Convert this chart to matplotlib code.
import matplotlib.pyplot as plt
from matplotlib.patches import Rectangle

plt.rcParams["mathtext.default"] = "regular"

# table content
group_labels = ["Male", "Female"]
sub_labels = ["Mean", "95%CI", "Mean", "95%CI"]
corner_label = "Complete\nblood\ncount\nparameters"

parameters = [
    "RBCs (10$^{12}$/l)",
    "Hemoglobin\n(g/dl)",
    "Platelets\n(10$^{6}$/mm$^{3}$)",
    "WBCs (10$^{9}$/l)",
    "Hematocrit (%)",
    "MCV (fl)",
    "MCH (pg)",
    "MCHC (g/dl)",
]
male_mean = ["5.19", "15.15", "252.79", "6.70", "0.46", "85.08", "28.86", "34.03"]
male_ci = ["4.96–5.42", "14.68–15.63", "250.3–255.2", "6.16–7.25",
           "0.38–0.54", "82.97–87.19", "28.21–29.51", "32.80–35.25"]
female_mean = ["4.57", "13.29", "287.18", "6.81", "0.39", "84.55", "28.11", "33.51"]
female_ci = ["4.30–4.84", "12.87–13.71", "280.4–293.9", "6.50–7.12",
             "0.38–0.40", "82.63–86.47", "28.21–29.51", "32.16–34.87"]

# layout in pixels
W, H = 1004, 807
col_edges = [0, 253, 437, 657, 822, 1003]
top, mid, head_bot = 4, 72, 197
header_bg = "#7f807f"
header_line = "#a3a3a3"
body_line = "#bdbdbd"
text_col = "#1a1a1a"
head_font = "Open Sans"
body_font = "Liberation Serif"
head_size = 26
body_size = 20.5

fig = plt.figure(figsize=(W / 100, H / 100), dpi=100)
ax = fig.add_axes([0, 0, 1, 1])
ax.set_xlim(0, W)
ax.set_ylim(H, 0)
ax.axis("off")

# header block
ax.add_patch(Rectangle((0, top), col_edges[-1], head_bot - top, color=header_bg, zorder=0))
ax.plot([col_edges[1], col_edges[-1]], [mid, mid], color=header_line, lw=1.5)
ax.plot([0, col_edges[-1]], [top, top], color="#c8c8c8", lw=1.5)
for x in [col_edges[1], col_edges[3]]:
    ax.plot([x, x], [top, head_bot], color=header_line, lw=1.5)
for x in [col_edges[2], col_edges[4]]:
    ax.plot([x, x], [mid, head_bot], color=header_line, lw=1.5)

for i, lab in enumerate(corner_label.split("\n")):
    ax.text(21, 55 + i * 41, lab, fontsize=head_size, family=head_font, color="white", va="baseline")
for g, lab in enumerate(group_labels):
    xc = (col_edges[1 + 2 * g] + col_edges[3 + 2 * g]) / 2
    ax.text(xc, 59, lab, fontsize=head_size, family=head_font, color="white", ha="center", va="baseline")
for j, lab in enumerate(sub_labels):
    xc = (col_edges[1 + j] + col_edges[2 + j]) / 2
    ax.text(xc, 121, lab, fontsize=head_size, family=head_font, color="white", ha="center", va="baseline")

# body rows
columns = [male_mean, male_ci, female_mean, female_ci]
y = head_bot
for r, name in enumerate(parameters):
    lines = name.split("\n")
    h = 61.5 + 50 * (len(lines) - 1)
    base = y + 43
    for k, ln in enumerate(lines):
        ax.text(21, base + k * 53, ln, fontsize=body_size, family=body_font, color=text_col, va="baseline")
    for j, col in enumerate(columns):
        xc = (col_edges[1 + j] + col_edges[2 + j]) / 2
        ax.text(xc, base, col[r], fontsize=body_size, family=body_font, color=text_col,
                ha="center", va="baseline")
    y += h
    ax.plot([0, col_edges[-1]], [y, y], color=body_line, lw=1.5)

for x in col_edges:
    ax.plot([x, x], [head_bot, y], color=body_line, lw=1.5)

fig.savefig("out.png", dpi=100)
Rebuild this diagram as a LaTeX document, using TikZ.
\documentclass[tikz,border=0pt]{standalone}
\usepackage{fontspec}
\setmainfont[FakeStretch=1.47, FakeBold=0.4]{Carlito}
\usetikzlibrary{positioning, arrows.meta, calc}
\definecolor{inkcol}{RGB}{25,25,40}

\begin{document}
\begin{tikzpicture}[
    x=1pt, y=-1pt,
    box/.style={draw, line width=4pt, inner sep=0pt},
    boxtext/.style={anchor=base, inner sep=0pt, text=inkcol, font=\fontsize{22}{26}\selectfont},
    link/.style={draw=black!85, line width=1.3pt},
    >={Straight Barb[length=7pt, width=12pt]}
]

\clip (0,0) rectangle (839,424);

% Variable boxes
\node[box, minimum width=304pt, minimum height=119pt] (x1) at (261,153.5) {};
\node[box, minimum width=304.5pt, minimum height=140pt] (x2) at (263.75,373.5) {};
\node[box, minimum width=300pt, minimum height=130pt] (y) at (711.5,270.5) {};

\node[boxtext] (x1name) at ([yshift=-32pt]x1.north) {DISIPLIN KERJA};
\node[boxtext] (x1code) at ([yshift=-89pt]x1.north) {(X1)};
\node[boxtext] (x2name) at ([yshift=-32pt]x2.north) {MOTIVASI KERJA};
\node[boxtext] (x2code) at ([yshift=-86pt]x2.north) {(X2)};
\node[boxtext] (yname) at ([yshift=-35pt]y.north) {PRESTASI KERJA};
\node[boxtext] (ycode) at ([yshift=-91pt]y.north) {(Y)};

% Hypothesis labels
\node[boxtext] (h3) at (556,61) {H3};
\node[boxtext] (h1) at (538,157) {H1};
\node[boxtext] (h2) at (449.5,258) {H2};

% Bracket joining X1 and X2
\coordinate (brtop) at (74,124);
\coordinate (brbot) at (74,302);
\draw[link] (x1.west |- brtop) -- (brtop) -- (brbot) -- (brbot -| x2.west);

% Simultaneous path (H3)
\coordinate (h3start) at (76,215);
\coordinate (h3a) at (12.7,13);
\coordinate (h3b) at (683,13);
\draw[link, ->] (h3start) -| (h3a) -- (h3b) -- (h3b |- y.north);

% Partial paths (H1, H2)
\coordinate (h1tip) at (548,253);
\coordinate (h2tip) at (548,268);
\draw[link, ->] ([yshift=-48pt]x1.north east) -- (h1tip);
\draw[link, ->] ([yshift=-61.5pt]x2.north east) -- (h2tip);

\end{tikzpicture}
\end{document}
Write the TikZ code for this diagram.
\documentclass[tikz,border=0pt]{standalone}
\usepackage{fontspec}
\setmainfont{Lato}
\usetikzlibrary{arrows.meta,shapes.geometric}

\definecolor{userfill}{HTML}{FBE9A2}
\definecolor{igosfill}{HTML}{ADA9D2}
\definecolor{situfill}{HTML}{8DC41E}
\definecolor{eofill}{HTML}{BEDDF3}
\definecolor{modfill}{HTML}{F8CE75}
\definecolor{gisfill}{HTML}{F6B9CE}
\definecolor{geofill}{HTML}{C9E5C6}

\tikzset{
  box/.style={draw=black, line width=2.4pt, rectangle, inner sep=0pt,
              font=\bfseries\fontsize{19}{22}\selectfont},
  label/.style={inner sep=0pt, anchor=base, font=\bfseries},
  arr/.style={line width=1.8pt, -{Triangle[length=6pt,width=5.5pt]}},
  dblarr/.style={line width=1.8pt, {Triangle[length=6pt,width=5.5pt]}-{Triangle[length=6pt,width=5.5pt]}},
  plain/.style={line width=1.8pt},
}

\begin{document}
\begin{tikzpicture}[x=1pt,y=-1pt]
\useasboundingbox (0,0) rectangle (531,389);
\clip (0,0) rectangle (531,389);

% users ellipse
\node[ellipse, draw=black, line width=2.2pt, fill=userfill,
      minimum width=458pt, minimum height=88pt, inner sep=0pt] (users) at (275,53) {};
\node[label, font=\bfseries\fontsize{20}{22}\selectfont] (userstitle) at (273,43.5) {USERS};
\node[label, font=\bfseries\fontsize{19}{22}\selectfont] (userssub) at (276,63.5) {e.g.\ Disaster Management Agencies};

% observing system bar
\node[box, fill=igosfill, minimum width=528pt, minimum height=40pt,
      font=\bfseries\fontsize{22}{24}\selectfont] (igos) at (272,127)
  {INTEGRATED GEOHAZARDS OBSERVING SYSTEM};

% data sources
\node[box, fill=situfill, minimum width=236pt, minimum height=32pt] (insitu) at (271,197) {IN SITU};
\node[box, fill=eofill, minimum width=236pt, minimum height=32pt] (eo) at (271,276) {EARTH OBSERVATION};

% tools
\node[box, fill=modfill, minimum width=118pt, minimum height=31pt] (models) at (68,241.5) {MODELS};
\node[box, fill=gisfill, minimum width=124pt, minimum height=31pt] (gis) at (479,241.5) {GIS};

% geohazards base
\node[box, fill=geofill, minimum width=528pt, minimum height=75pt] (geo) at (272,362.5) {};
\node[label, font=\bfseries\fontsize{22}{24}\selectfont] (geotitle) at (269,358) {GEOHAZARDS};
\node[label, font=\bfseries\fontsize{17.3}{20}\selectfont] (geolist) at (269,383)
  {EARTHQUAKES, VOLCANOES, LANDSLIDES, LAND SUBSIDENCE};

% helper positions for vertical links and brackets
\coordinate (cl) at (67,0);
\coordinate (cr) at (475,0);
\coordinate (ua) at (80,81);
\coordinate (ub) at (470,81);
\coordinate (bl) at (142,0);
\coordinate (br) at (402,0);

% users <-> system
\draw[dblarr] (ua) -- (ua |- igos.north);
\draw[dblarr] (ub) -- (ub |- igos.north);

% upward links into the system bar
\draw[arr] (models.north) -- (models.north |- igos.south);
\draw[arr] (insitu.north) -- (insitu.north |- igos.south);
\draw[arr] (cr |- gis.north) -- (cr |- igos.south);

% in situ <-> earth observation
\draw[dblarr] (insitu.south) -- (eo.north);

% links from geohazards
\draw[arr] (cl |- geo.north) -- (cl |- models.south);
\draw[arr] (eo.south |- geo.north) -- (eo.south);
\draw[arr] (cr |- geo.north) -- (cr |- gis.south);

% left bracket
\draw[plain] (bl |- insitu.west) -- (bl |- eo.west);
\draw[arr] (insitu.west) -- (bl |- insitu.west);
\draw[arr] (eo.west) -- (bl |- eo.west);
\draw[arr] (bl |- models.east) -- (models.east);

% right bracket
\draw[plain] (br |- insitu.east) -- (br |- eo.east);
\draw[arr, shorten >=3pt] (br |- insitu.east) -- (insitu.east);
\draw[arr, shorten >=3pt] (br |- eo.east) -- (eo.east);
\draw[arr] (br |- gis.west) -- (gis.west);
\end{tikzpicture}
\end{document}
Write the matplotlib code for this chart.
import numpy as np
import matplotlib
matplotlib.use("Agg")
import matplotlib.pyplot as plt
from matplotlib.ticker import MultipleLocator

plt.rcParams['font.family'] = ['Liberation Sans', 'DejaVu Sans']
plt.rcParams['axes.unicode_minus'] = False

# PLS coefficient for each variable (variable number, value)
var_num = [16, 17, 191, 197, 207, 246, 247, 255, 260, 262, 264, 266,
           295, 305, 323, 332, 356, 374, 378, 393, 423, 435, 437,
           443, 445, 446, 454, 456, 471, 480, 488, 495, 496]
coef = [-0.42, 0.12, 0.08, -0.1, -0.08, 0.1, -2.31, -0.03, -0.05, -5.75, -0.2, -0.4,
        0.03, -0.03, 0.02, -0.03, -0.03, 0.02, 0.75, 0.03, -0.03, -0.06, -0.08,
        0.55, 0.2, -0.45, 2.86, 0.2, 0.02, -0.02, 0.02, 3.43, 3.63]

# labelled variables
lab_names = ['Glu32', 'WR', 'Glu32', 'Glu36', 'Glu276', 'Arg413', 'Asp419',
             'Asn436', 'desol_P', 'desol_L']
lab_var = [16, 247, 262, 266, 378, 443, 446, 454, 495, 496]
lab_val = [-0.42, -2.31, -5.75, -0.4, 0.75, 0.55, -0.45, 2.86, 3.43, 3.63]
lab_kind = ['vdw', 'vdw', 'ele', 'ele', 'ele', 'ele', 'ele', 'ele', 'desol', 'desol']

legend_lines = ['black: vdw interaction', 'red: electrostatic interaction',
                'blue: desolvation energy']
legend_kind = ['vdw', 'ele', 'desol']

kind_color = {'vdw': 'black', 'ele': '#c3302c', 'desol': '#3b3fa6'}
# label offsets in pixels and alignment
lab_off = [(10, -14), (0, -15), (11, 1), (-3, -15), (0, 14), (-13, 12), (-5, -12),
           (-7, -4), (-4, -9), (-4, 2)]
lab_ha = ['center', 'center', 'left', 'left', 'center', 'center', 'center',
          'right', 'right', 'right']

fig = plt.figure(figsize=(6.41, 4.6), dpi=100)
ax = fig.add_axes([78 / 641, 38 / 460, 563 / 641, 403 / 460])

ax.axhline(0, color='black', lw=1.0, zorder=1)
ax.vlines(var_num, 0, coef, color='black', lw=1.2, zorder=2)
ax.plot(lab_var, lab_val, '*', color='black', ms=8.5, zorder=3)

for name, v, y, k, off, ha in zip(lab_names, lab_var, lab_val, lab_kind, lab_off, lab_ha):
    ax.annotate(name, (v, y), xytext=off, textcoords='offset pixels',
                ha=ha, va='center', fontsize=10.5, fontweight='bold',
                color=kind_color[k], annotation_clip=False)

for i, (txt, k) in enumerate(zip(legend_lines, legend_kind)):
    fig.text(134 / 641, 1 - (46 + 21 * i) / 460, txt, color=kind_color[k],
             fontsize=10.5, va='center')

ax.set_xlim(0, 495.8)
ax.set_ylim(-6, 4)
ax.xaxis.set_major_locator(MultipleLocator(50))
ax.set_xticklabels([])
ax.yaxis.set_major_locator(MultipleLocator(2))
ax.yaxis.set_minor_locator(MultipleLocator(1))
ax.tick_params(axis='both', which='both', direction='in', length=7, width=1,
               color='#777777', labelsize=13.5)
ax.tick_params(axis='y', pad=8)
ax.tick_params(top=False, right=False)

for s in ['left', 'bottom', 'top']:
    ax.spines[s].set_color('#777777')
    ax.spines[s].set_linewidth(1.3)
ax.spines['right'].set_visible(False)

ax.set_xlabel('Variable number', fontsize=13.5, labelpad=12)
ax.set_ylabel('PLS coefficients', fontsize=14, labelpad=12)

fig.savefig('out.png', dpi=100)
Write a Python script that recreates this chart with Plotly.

*****

Using the listing above, pull out all lines that hold the word "diagram".

Rebuild this diagram as a LaTeX document, using TikZ.
Write the TikZ code for this diagram.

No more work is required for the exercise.